Yes, he’s 75 years old. But he still has his chops. Picking a steel guitar with nimble fingers, he was backed up by local guitarist Bill Heller. Paxton is a generous, gentle showman who offered the audience 20 songs, along with the stories that accompany their creation.
Audience members were mostly his age and grew up with his songs. He is one of those performers who, like the pencil marks on the kitchen door, measures our lives by his artistic progress. He is a song maker who comments on environmental causes like strip mining: “there goes the mountain, father of fir trees/creator of sunlight/heaven’s caretaker.” He is not an in-your-face protestor, preferring to mourn loss, rather than to yell angrily about it.
One of his most beautiful ballads is “Whose Garden Was This?” — “whose garden was this? it must have been lovely … whose forest was this? why is it empty?”
These songs are softly delivered, and have become anthems to our endangered natural splendor.
The evening including such past hits as “Bottle of Wine,” with the audience quietly singing along: “bottle of wine, fruit of the vine, when are you going to let me get sober/let me go back and start over.”
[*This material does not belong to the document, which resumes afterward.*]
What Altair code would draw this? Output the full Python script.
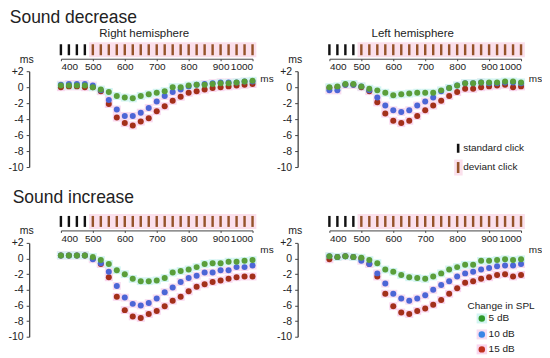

Another hit Paxton shared with the audience is “Ramblin’ Boy” – “may all your rambling bring you joy.” The songwriter described playing this song for Pete Seeger, only to have him sing it with The Weavers at Carnegie Hall two weeks later. And it is a great song.
Paxton describes his craft as a “terribly interesting kind of madness.” A song that came to him in a hotel room in London was my favorite, a hymn of appreciation for the Great Plains: “Come away with me where the long grass grows. Come away with me where Missouri flows … women stand in doorways looking southward/old men dream the buffalo dream.”
Paxton is a storyteller, a chronicler and a troubadour. His most dramatic song was dedicated to the firefighters who lost their lives in the twin towers of 9/11: “pounding up the stairs, while we were running down.”
He is also a humble man, refreshingly self-deprecating for an artist with such a remarkable career. It is easy to admire and understand his attitude towards nostalgia: ” It’s all right to look back, as long as you don’t stare!”